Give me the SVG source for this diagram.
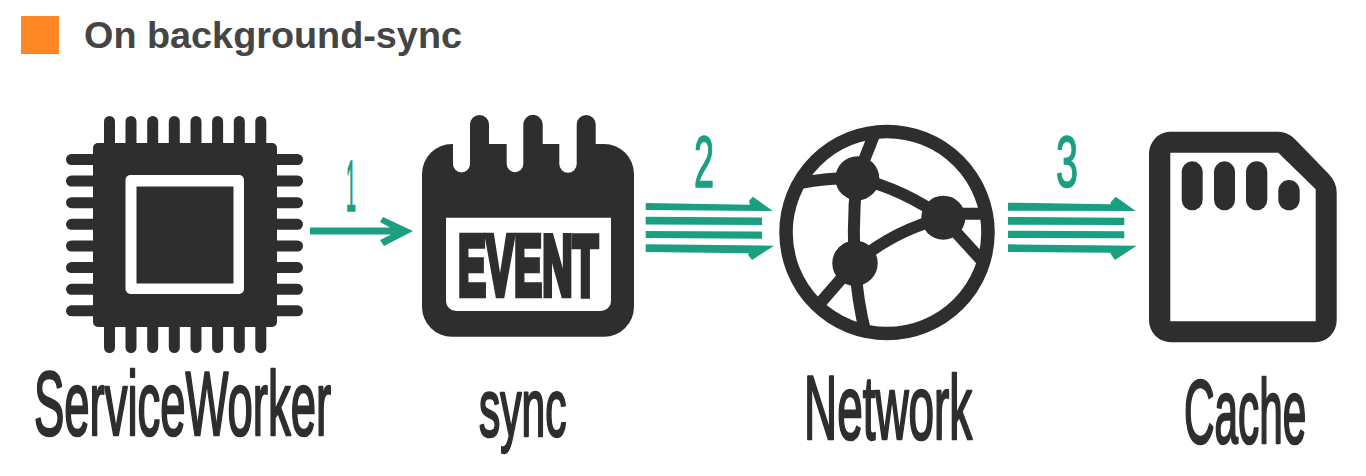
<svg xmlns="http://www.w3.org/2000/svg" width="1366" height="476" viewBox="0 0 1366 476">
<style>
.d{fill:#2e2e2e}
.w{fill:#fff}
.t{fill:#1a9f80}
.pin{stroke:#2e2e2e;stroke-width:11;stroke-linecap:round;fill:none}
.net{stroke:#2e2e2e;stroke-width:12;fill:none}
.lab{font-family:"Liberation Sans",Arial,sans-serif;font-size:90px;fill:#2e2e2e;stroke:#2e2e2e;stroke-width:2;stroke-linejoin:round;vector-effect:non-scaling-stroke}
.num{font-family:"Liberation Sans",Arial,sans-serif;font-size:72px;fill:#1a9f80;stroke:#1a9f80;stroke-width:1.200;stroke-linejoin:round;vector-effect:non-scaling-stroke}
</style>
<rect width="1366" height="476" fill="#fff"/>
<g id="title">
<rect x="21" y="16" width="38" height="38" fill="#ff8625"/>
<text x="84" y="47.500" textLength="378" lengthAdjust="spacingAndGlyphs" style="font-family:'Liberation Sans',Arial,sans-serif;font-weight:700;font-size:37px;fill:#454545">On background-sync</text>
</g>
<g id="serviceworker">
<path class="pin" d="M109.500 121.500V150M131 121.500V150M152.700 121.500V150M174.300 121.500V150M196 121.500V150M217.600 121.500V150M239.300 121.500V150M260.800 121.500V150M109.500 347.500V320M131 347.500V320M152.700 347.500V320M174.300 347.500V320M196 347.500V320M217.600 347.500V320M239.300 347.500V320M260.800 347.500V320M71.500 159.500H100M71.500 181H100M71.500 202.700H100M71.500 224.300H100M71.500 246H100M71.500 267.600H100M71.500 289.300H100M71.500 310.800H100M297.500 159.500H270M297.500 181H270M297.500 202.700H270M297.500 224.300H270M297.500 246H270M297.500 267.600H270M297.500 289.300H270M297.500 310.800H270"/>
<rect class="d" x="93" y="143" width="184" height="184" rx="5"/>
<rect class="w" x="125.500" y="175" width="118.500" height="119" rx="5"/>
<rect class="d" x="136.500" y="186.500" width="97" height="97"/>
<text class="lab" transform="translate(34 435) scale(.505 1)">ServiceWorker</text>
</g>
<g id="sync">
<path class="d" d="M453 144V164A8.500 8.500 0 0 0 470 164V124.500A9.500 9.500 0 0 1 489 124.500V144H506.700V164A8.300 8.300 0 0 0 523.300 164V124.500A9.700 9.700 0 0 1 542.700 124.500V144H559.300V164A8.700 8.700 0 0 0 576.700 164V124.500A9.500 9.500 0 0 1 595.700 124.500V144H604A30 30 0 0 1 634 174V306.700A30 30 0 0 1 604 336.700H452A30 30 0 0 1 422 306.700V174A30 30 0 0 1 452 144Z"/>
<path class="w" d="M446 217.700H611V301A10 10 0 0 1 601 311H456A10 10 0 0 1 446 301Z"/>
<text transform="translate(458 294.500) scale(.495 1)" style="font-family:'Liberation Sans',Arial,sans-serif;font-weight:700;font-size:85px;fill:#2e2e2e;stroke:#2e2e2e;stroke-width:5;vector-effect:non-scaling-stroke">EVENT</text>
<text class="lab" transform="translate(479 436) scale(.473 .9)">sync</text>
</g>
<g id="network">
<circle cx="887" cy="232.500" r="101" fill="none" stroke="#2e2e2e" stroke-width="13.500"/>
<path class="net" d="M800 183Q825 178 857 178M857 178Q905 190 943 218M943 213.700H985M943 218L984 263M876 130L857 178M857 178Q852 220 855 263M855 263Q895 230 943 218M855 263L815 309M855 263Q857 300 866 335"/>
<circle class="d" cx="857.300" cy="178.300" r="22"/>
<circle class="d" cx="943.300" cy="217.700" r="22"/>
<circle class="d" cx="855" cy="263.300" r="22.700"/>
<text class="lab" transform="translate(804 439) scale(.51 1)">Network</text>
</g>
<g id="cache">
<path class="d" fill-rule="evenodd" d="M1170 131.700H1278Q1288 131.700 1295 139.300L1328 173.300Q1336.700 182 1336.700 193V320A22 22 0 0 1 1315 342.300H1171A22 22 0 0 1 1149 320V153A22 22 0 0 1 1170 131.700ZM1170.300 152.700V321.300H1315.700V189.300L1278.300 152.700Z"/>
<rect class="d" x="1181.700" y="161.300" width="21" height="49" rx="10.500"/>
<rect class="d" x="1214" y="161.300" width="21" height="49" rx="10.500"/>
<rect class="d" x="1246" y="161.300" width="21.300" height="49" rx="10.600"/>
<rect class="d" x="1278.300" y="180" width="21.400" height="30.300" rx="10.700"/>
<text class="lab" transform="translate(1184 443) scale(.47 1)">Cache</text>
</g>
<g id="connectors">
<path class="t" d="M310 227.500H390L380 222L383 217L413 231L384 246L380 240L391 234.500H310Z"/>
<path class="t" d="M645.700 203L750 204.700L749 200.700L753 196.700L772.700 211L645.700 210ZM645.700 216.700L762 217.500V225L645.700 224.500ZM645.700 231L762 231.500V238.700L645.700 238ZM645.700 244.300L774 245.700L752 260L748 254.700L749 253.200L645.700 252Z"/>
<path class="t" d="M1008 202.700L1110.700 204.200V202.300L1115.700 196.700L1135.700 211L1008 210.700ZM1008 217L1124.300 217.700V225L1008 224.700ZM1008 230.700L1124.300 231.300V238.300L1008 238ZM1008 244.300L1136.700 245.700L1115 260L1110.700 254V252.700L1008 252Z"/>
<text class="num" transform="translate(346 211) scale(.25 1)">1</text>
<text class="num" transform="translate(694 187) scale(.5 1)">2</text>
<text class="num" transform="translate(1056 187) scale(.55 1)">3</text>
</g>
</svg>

- **Aim**
The data above should be repeated exactly, minus any pictures.

- **Completed task**
Give me the SVG source for this diagram.
<svg xmlns="http://www.w3.org/2000/svg" width="1366" height="476" viewBox="0 0 1366 476">
<style>
.d{fill:#2e2e2e}
.w{fill:#fff}
.t{fill:#1a9f80}
.pin{stroke:#2e2e2e;stroke-width:11;stroke-linecap:round;fill:none}
.net{stroke:#2e2e2e;stroke-width:12;fill:none}
.lab{font-family:"Liberation Sans",Arial,sans-serif;font-size:90px;fill:#2e2e2e;stroke:#2e2e2e;stroke-width:2;stroke-linejoin:round;vector-effect:non-scaling-stroke}
.num{font-family:"Liberation Sans",Arial,sans-serif;font-size:72px;fill:#1a9f80;stroke:#1a9f80;stroke-width:1.200;stroke-linejoin:round;vector-effect:non-scaling-stroke}
</style>
<rect width="1366" height="476" fill="#fff"/>
<g id="title">
<rect x="21" y="16" width="38" height="38" fill="#ff8625"/>
<text x="84" y="47.500" textLength="378" lengthAdjust="spacingAndGlyphs" style="font-family:'Liberation Sans',Arial,sans-serif;font-weight:700;font-size:37px;fill:#454545">On background-sync</text>
</g>
<g id="serviceworker">
<path class="pin" d="M109.500 121.500V150M131 121.500V150M152.700 121.500V150M174.300 121.500V150M196 121.500V150M217.600 121.500V150M239.300 121.500V150M260.800 121.500V150M109.500 347.500V320M131 347.500V320M152.700 347.500V320M174.300 347.500V320M196 347.500V320M217.600 347.500V320M239.300 347.500V320M260.800 347.500V320M71.500 159.500H100M71.500 181H100M71.500 202.700H100M71.500 224.300H100M71.500 246H100M71.500 267.600H100M71.500 289.300H100M71.500 310.800H100M297.500 159.500H270M297.500 181H270M297.500 202.700H270M297.500 224.300H270M297.500 246H270M297.500 267.600H270M297.500 289.300H270M297.500 310.800H270"/>
<rect class="d" x="93" y="143" width="184" height="184" rx="5"/>
<rect class="w" x="125.500" y="175" width="118.500" height="119" rx="5"/>
<rect class="d" x="136.500" y="186.500" width="97" height="97"/>
<text class="lab" transform="translate(34 435) scale(.505 1)">ServiceWorker</text>
</g>
<g id="sync">
<path class="d" d="M453 144V164A8.500 8.500 0 0 0 470 164V124.500A9.500 9.500 0 0 1 489 124.500V144H506.700V164A8.300 8.300 0 0 0 523.300 164V124.500A9.700 9.700 0 0 1 542.700 124.500V144H559.300V164A8.700 8.700 0 0 0 576.700 164V124.500A9.500 9.500 0 0 1 595.700 124.500V144H604A30 30 0 0 1 634 174V306.700A30 30 0 0 1 604 336.700H452A30 30 0 0 1 422 306.700V174A30 30 0 0 1 452 144Z"/>
<path class="w" d="M446 217.700H611V301A10 10 0 0 1 601 311H456A10 10 0 0 1 446 301Z"/>
<text transform="translate(458 294.500) scale(.495 1)" style="font-family:'Liberation Sans',Arial,sans-serif;font-weight:700;font-size:85px;fill:#2e2e2e;stroke:#2e2e2e;stroke-width:5;vector-effect:non-scaling-stroke">EVENT</text>
<text class="lab" transform="translate(479 436) scale(.473 .9)">sync</text>
</g>
<g id="network">
<circle cx="887" cy="232.500" r="101" fill="none" stroke="#2e2e2e" stroke-width="13.500"/>
<path class="net" d="M800 183Q825 178 857 178M857 178Q905 190 943 218M943 213.700H985M943 218L984 263M876 130L857 178M857 178Q852 220 855 263M855 263Q895 230 943 218M855 263L815 309M855 263Q857 300 866 335"/>
<circle class="d" cx="857.300" cy="178.300" r="22"/>
<circle class="d" cx="943.300" cy="217.700" r="22"/>
<circle class="d" cx="855" cy="263.300" r="22.700"/>
<text class="lab" transform="translate(804 439) scale(.51 1)">Network</text>
</g>
<g id="cache">
<path class="d" fill-rule="evenodd" d="M1170 131.700H1278Q1288 131.700 1295 139.300L1328 173.300Q1336.700 182 1336.700 193V320A22 22 0 0 1 1315 342.300H1171A22 22 0 0 1 1149 320V153A22 22 0 0 1 1170 131.700ZM1170.300 152.700V321.300H1315.700V189.300L1278.300 152.700Z"/>
<rect class="d" x="1181.700" y="161.300" width="21" height="49" rx="10.500"/>
<rect class="d" x="1214" y="161.300" width="21" height="49" rx="10.500"/>
<rect class="d" x="1246" y="161.300" width="21.300" height="49" rx="10.600"/>
<rect class="d" x="1278.300" y="180" width="21.400" height="30.300" rx="10.700"/>
<text class="lab" transform="translate(1184 443) scale(.47 1)">Cache</text>
</g>
<g id="connectors">
<path class="t" d="M310 227.500H390L380 222L383 217L413 231L384 246L380 240L391 234.500H310Z"/>
<path class="t" d="M645.700 203L750 204.700L749 200.700L753 196.700L772.700 211L645.700 210ZM645.700 216.700L762 217.500V225L645.700 224.500ZM645.700 231L762 231.500V238.700L645.700 238ZM645.700 244.300L774 245.700L752 260L748 254.700L749 253.200L645.700 252Z"/>
<path class="t" d="M1008 202.700L1110.700 204.200V202.300L1115.700 196.700L1135.700 211L1008 210.700ZM1008 217L1124.300 217.700V225L1008 224.700ZM1008 230.700L1124.300 231.300V238.300L1008 238ZM1008 244.300L1136.700 245.700L1115 260L1110.700 254V252.700L1008 252Z"/>
<text class="num" transform="translate(346 211) scale(.25 1)">1</text>
<text class="num" transform="translate(694 187) scale(.5 1)">2</text>
<text class="num" transform="translate(1056 187) scale(.55 1)">3</text>
</g>
</svg>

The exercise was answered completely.